» **SOURCE MATERIAL**
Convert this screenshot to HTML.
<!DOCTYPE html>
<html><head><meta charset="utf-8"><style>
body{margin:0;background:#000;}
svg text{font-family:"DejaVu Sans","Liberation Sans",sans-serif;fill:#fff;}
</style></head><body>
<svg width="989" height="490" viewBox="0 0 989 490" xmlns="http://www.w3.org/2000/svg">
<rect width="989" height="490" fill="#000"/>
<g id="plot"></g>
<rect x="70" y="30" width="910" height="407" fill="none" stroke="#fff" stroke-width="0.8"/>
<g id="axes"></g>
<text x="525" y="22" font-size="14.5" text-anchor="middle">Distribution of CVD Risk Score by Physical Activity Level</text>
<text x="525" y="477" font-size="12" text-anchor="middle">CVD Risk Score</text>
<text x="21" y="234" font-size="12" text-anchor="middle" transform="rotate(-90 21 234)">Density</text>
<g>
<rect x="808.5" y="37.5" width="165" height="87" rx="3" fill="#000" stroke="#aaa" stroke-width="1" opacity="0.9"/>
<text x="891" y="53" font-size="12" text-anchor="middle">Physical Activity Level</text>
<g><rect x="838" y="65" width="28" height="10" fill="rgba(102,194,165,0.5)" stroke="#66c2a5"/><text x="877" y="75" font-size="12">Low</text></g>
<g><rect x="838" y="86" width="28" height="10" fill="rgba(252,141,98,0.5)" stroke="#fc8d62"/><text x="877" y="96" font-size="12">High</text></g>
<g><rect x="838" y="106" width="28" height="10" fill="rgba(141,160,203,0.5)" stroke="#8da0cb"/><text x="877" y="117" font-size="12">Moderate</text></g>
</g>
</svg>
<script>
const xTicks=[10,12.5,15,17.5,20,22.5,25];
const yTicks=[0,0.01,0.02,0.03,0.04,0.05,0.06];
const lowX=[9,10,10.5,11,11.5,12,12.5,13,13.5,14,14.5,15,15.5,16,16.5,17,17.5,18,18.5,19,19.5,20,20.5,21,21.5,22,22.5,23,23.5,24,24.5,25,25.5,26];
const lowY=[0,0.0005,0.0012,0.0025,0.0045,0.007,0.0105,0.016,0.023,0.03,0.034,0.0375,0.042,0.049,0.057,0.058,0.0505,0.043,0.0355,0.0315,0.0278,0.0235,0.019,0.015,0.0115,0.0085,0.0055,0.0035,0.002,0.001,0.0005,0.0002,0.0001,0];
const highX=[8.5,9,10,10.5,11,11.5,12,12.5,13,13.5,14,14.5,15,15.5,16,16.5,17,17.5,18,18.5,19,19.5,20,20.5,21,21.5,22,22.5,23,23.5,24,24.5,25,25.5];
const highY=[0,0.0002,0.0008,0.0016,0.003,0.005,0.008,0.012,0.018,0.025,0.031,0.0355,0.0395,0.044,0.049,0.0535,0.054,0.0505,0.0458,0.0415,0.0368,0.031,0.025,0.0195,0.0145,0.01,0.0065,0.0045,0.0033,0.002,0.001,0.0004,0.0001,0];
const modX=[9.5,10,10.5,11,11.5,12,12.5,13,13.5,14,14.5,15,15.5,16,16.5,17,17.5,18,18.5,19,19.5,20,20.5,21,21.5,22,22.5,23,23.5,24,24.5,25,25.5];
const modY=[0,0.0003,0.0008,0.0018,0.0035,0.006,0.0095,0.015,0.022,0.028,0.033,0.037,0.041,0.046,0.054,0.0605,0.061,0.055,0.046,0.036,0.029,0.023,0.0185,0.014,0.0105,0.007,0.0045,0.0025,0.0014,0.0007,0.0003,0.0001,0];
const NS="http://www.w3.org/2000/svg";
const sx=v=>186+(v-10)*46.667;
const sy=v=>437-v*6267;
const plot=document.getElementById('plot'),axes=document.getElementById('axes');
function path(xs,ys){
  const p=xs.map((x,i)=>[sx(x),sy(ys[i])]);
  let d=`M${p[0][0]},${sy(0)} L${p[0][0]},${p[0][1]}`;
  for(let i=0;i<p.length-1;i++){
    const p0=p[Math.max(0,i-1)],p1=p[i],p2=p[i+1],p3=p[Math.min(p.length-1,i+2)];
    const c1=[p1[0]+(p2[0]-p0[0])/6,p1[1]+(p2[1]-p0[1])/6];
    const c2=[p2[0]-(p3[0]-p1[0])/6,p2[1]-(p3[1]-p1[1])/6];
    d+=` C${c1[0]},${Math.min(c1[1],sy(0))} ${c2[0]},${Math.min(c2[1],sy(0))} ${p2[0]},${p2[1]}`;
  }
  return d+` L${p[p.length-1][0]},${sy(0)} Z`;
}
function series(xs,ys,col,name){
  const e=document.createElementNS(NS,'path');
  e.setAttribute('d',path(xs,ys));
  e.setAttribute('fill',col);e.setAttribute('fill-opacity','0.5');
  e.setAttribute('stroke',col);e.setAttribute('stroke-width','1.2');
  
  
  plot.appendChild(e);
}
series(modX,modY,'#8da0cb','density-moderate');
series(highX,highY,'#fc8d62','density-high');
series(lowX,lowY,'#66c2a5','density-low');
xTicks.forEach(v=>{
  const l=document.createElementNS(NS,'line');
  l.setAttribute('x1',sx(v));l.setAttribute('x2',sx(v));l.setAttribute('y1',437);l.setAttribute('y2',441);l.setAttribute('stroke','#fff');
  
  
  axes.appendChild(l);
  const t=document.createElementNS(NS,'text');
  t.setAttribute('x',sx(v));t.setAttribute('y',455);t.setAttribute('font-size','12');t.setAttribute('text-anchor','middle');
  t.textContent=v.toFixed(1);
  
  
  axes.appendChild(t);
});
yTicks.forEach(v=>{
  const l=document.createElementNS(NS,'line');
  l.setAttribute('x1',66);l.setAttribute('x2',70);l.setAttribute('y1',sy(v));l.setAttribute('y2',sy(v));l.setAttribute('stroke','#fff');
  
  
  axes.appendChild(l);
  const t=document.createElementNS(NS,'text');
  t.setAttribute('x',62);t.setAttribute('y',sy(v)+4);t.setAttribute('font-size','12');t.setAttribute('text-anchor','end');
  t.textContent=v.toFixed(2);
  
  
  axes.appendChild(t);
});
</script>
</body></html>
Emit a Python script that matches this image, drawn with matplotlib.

» **DO THIS**
Transcribe the whole listing exactly.

» **RESPONSE TO THE TASK**
Convert this screenshot to HTML.
<!DOCTYPE html>
<html><head><meta charset="utf-8"><style>
body{margin:0;background:#000;}
svg text{font-family:"DejaVu Sans","Liberation Sans",sans-serif;fill:#fff;}
</style></head><body>
<svg width="989" height="490" viewBox="0 0 989 490" xmlns="http://www.w3.org/2000/svg">
<rect width="989" height="490" fill="#000"/>
<g id="plot"></g>
<rect x="70" y="30" width="910" height="407" fill="none" stroke="#fff" stroke-width="0.8"/>
<g id="axes"></g>
<text x="525" y="22" font-size="14.5" text-anchor="middle">Distribution of CVD Risk Score by Physical Activity Level</text>
<text x="525" y="477" font-size="12" text-anchor="middle">CVD Risk Score</text>
<text x="21" y="234" font-size="12" text-anchor="middle" transform="rotate(-90 21 234)">Density</text>
<g>
<rect x="808.5" y="37.5" width="165" height="87" rx="3" fill="#000" stroke="#aaa" stroke-width="1" opacity="0.9"/>
<text x="891" y="53" font-size="12" text-anchor="middle">Physical Activity Level</text>
<g><rect x="838" y="65" width="28" height="10" fill="rgba(102,194,165,0.5)" stroke="#66c2a5"/><text x="877" y="75" font-size="12">Low</text></g>
<g><rect x="838" y="86" width="28" height="10" fill="rgba(252,141,98,0.5)" stroke="#fc8d62"/><text x="877" y="96" font-size="12">High</text></g>
<g><rect x="838" y="106" width="28" height="10" fill="rgba(141,160,203,0.5)" stroke="#8da0cb"/><text x="877" y="117" font-size="12">Moderate</text></g>
</g>
</svg>
<script>
const xTicks=[10,12.5,15,17.5,20,22.5,25];
const yTicks=[0,0.01,0.02,0.03,0.04,0.05,0.06];
const lowX=[9,10,10.5,11,11.5,12,12.5,13,13.5,14,14.5,15,15.5,16,16.5,17,17.5,18,18.5,19,19.5,20,20.5,21,21.5,22,22.5,23,23.5,24,24.5,25,25.5,26];
const lowY=[0,0.0005,0.0012,0.0025,0.0045,0.007,0.0105,0.016,0.023,0.03,0.034,0.0375,0.042,0.049,0.057,0.058,0.0505,0.043,0.0355,0.0315,0.0278,0.0235,0.019,0.015,0.0115,0.0085,0.0055,0.0035,0.002,0.001,0.0005,0.0002,0.0001,0];
const highX=[8.5,9,10,10.5,11,11.5,12,12.5,13,13.5,14,14.5,15,15.5,16,16.5,17,17.5,18,18.5,19,19.5,20,20.5,21,21.5,22,22.5,23,23.5,24,24.5,25,25.5];
const highY=[0,0.0002,0.0008,0.0016,0.003,0.005,0.008,0.012,0.018,0.025,0.031,0.0355,0.0395,0.044,0.049,0.0535,0.054,0.0505,0.0458,0.0415,0.0368,0.031,0.025,0.0195,0.0145,0.01,0.0065,0.0045,0.0033,0.002,0.001,0.0004,0.0001,0];
const modX=[9.5,10,10.5,11,11.5,12,12.5,13,13.5,14,14.5,15,15.5,16,16.5,17,17.5,18,18.5,19,19.5,20,20.5,21,21.5,22,22.5,23,23.5,24,24.5,25,25.5];
const modY=[0,0.0003,0.0008,0.0018,0.0035,0.006,0.0095,0.015,0.022,0.028,0.033,0.037,0.041,0.046,0.054,0.0605,0.061,0.055,0.046,0.036,0.029,0.023,0.0185,0.014,0.0105,0.007,0.0045,0.0025,0.0014,0.0007,0.0003,0.0001,0];
const NS="http://www.w3.org/2000/svg";
const sx=v=>186+(v-10)*46.667;
const sy=v=>437-v*6267;
const plot=document.getElementById('plot'),axes=document.getElementById('axes');
function path(xs,ys){
  const p=xs.map((x,i)=>[sx(x),sy(ys[i])]);
  let d=`M${p[0][0]},${sy(0)} L${p[0][0]},${p[0][1]}`;
  for(let i=0;i<p.length-1;i++){
    const p0=p[Math.max(0,i-1)],p1=p[i],p2=p[i+1],p3=p[Math.min(p.length-1,i+2)];
    const c1=[p1[0]+(p2[0]-p0[0])/6,p1[1]+(p2[1]-p0[1])/6];
    const c2=[p2[0]-(p3[0]-p1[0])/6,p2[1]-(p3[1]-p1[1])/6];
    d+=` C${c1[0]},${Math.min(c1[1],sy(0))} ${c2[0]},${Math.min(c2[1],sy(0))} ${p2[0]},${p2[1]}`;
  }
  return d+` L${p[p.length-1][0]},${sy(0)} Z`;
}
function series(xs,ys,col,name){
  const e=document.createElementNS(NS,'path');
  e.setAttribute('d',path(xs,ys));
  e.setAttribute('fill',col);e.setAttribute('fill-opacity','0.5');
  e.setAttribute('stroke',col);e.setAttribute('stroke-width','1.2');
  
  
  plot.appendChild(e);
}
series(modX,modY,'#8da0cb','density-moderate');
series(highX,highY,'#fc8d62','density-high');
series(lowX,lowY,'#66c2a5','density-low');
xTicks.forEach(v=>{
  const l=document.createElementNS(NS,'line');
  l.setAttribute('x1',sx(v));l.setAttribute('x2',sx(v));l.setAttribute('y1',437);l.setAttribute('y2',441);l.setAttribute('stroke','#fff');
  
  
  axes.appendChild(l);
  const t=document.createElementNS(NS,'text');
  t.setAttribute('x',sx(v));t.setAttribute('y',455);t.setAttribute('font-size','12');t.setAttribute('text-anchor','middle');
  t.textContent=v.toFixed(1);
  
  
  axes.appendChild(t);
});
yTicks.forEach(v=>{
  const l=document.createElementNS(NS,'line');
  l.setAttribute('x1',66);l.setAttribute('x2',70);l.setAttribute('y1',sy(v));l.setAttribute('y2',sy(v));l.setAttribute('stroke','#fff');
  
  
  axes.appendChild(l);
  const t=document.createElementNS(NS,'text');
  t.setAttribute('x',62);t.setAttribute('y',sy(v)+4);t.setAttribute('font-size','12');t.setAttribute('text-anchor','end');
  t.textContent=v.toFixed(2);
  
  
  axes.appendChild(t);
});
</script>
</body></html>
Emit a Python script that matches this image, drawn with matplotlib.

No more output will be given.